そしてかつての彼女と同じマジックをしたことで、自分にかかった特別な魔法を解いたとも考察出来ます。
彼女を手にしたという考えと、魅了されていた自分を解放したという考え、観る者によって結末は変わってきます。
魔法少女の結末がバルバラ
本作はマジック・ガールは誰なのか、と話題になりました。
白血病のアリシア
アリシアは魔法少女に憧れ、父親ルイスが罪を犯したことで憧れのコスチュームとステッキを手にしています。

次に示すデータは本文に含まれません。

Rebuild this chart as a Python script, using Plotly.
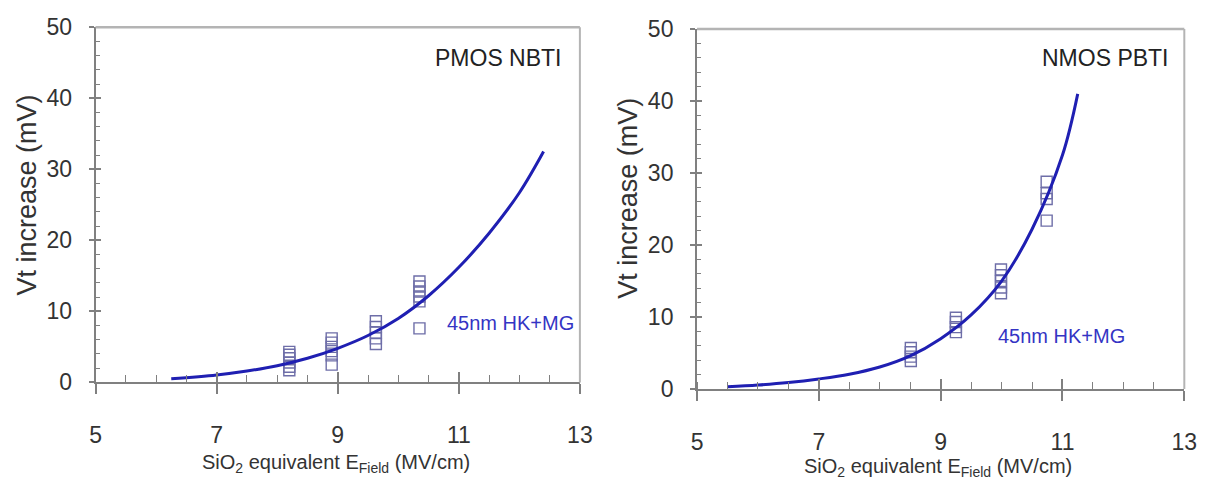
import plotly.graph_objects as go

# Measured threshold-voltage shift vs. SiO2-equivalent field (45nm HK+MG)
nbti_field = [8.2, 8.2, 8.2, 8.2, 8.2, 8.2,
              8.9, 8.9, 8.9, 8.9, 8.9, 8.9,
              9.63, 9.63, 9.63, 9.63, 9.63,
              10.35, 10.35, 10.35, 10.35, 10.35, 10.35]
nbti_dvt = [1.7, 2.2, 2.8, 3.4, 3.9, 4.3,
            2.5, 3.8, 4.4, 5.0, 5.6, 6.2,
            5.4, 6.2, 7.0, 7.8, 8.6,
            7.6, 11.4, 12.1, 12.8, 13.5, 14.2]

pbti_field = [8.51, 8.51, 8.51, 8.51,
              9.25, 9.25, 9.25, 9.25,
              9.99, 9.99, 9.99, 9.99, 9.99,
              10.74, 10.74, 10.74, 10.74]
pbti_dvt = [3.9, 4.5, 5.1, 5.7,
            7.9, 8.6, 9.3, 9.9,
            13.3, 14.1, 15.0, 15.8, 16.6,
            23.4, 26.4, 27.2, 28.8]

# Model curves
nbti_fit_x = [6.25, 7.0, 7.5, 8.0, 8.5, 9.0, 9.5, 10.0, 10.5, 11.0, 11.5, 12.0, 12.4]
nbti_fit_y = [0.5, 1.05, 1.6, 2.35, 3.4, 4.8, 6.6, 9.0, 12.2, 16.2, 21.0, 26.7, 32.5]
pbti_fit_x = [5.5, 6.0, 6.5, 7.0, 7.5, 8.0, 8.5, 9.0, 9.5, 10.0, 10.5, 11.0, 11.25]
pbti_fit_y = [0.3, 0.55, 0.9, 1.4, 2.05, 3.05, 4.6, 7.0, 10.3, 15.0, 22.2, 32.5, 41.0]

x_ticks = [5, 7, 9, 11, 13]
y_ticks = [0, 10, 20, 30, 40, 50]

FONT = "Liberation Sans, Arial, Helvetica, sans-serif"
TXT = "#333333"
LINE_BLUE = "#1f1fb2"
MARK = "#6e6ea8"
AXIS = "#808080"
FRAME = "#b4b4b4"

fig = go.Figure()

panels = [
    ("x", "y", nbti_field, nbti_dvt, nbti_fit_x, nbti_fit_y),
    ("x2", "y2", pbti_field, pbti_dvt, pbti_fit_x, pbti_fit_y),
]
for xa, ya, fx, fy, cx, cy in panels:
    fig.add_trace(go.Scatter(
        x=fx, y=fy, mode="markers", xaxis=xa, yaxis=ya,
        marker=dict(symbol="square-open", size=11, color=MARK,
                    line=dict(width=1.4, color=MARK)),
        showlegend=False, hoverinfo="skip"))
    fig.add_trace(go.Scatter(
        x=cx, y=cy, mode="lines", xaxis=xa, yaxis=ya,
        line=dict(color=LINE_BLUE, width=3, shape="spline", smoothing=1.0),
        showlegend=False, hoverinfo="skip"))

# empty traces so the inner-tick overlay axes are drawn
for xa, ya in [("x3", "y"), ("x", "y3"), ("x4", "y2"), ("x2", "y4")]:
    fig.add_trace(go.Scatter(x=[], y=[], xaxis=xa, yaxis=ya,
                             showlegend=False, hoverinfo="skip"))

dom = {
    "x": [91 / 1217, 583 / 1217], "y": [1 - 390 / 492, 1 - 15 / 492],
    "x2": [702 / 1217, 1197 / 1217], "y2": [1 - 397 / 492, 1 - 17 / 492],
}


def xaxis_main(d, anchor):
    return dict(domain=d, anchor=anchor, range=[5, 13], tickvals=x_ticks,
                ticks="outside", ticklen=10, tickwidth=1.5, tickcolor=AXIS,
                showline=True, linecolor=AXIS, linewidth=2,
                showgrid=False, zeroline=False,
                tickfont=dict(family=FONT, size=23, color=TXT),
                ticklabelstandoff=21,
                minor=dict(ticks="inside", dtick=0.5, tick0=5, ticklen=7,
                           tickwidth=1.2, tickcolor=AXIS))


def yaxis_main(d, anchor):
    return dict(domain=d, anchor=anchor, range=[0, 50], tickvals=y_ticks,
                ticks="outside", ticklen=5, tickwidth=1.5, tickcolor=AXIS,
                showline=True, linecolor=AXIS, linewidth=2,
                showgrid=False, zeroline=False,
                tickfont=dict(family=FONT, size=23, color=TXT),
                ticklabelstandoff=12,
                minor=dict(ticks="inside", dtick=2, tick0=0, ticklen=4,
                           tickwidth=1.2, tickcolor=AXIS))


def xaxis_inner(over, anchor):
    return dict(overlaying=over, anchor=anchor, side="bottom", range=[5, 13],
                tickvals=x_ticks, ticks="inside", ticklen=10, tickwidth=1.5,
                tickcolor=AXIS, showticklabels=False, showline=False,
                showgrid=False, zeroline=False)


def yaxis_inner(over, anchor):
    return dict(overlaying=over, anchor=anchor, side="left", range=[0, 50],
                tickvals=y_ticks, ticks="inside", ticklen=5, tickwidth=1.5,
                tickcolor=AXIS, showticklabels=False, showline=False,
                showgrid=False, zeroline=False)


fig.update_layout(
    width=1217, height=492,
    margin=dict(l=0, r=0, t=0, b=0),
    paper_bgcolor="white", plot_bgcolor="white",
    xaxis=xaxis_main(dom["x"], "y"),
    yaxis=yaxis_main(dom["y"], "x"),
    xaxis2=xaxis_main(dom["x2"], "y2"),
    yaxis2=yaxis_main(dom["y2"], "x2"),
    xaxis3=xaxis_inner("x", "y"),
    yaxis3=yaxis_inner("y", "x"),
    xaxis4=xaxis_inner("x2", "y2"),
    yaxis4=yaxis_inner("y2", "x2"),
)

# light top / right frame lines
for xr, yr in [("x domain", "y domain"), ("x2 domain", "y2 domain")]:
    fig.add_shape(type="line", xref=xr, yref=yr, x0=0, x1=1, y0=1, y1=1,
                  line=dict(color=FRAME, width=2.5))
    fig.add_shape(type="line", xref=xr, yref=yr, x0=1, x1=1, y0=0, y1=1,
                  line=dict(color=FRAME, width=2))

ann = []
# panel titles
ann.append(dict(xref="x", yref="y", x=12.74, y=45.6, text="PMOS NBTI",
                xanchor="right", yanchor="middle", showarrow=False,
                font=dict(family=FONT, size=23, color="#222222")))
ann.append(dict(xref="x2", yref="y2", x=12.78, y=46.0, text="NMOS PBTI",
                xanchor="right", yanchor="middle", showarrow=False,
                font=dict(family=FONT, size=23, color="#222222")))
# technology labels
ann.append(dict(xref="x", yref="y", x=10.78, y=8.4, text="45nm HK+MG",
                xanchor="left", yanchor="middle", showarrow=False,
                font=dict(family=FONT, size=20, color="#3434c4")))
ann.append(dict(xref="x2", yref="y2", x=9.91, y=7.4, text="45nm HK+MG",
                xanchor="left", yanchor="middle", showarrow=False,
                font=dict(family=FONT, size=20, color="#3434c4")))
# axis titles
x_title = "SiO<sub>2</sub> equivalent E<sub>Field</sub> (MV/cm)"
ann.append(dict(xref="paper", yref="paper", x=335 / 1217, y=1 - 476 / 492,
                text=x_title, showarrow=False, xanchor="center", yanchor="middle",
                font=dict(family=FONT, size=20, color=TXT)))
ann.append(dict(xref="paper", yref="paper", x=947 / 1217, y=1 - 480 / 492,
                text=x_title, showarrow=False, xanchor="center", yanchor="middle",
                font=dict(family=FONT, size=20, color=TXT)))
ann.append(dict(xref="paper", yref="paper", x=21 / 1217, y=1 - 192 / 492,
                text="Vt increase (mV)", textangle=-90, showarrow=False,
                xanchor="center", yanchor="middle",
                font=dict(family=FONT, size=27, color=TXT)))
ann.append(dict(xref="paper", yref="paper", x=632 / 1217, y=1 - 196 / 492,
                text="Vt increase (mV)", textangle=-90, showarrow=False,
                xanchor="center", yanchor="middle",
                font=dict(family=FONT, size=27, color=TXT)))
fig.update_layout(annotations=ann)

fig.write_html("out.html")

観方によってはアリシアがマジック・ガールなのでしょう。
願いを叶えた代償は父親と自分の死となりました。
嘘をついたバルバラ
彼女は初めからダミアンを利用しようとしています。
少女時代マジックを見せていた彼女は、まぎれもなくマジック・ガールでした。
しかし大人に成長し精神的な疾患を持つ彼女は、魔法少女の成れの果てともいえます。
我がままでバカだろ?それ以外には?
美人
引用:マジカル・ガール/配給会社:Avalon
夫とのやり取りで、バルバラは自分を美人だと認めています。
彼女自身自分の武器が美貌であることを知っていたのです。
自分の美を武器に、男性に多くの魔法をかけてきたのかもしれません。
ダミアンを殺し屋にしたのはバルバラの魔法です。
語らない痛快さ
本作に最も影響を与えたのは「新世紀エヴァンゲリオン」だと監督は語っていました。
真実を語らない構成に度肝を抜かれたようです。
その影響か、本作も謎は謎のまま観る者の考察に委ねられています。
ミステリーのままのラストシーン
ダミアンとの関係やトカゲの部屋など、観る者はその想像力を大いに刺激されるのではないでしょうか。
そして謎かけのようなラストシーンは、観返すたびに考察が変わっていきます。
アリシアの死
アリシアは何も語らず死んでいきますが、この時幼い少女は何を思っていたのでしょう。
彼女は父親が自分の為に、何かをしてお金を作ったことを知っていたのではないでしょうか。
その為に父親が殺されていることも瞬時に悟ったのかもしれません。
願いを叶えてくれた大好きな父親、その死を受け入れながら自分も撃たれたのです。
目を背けなかったのは、父を殺した者への怒りが込められていたのでしょう。
すれ違いが招いた悲劇の物語
様々な憶測が飛び交う『マジック・ガール』ですが、本質はアリシアの本当の願いなのではないでしょうか。
彼女の本当の願いは父親ルイスと一緒にいることです。
お互いを想う気持ちが空回りしてしまったが為に、数々の悲劇が連鎖してます。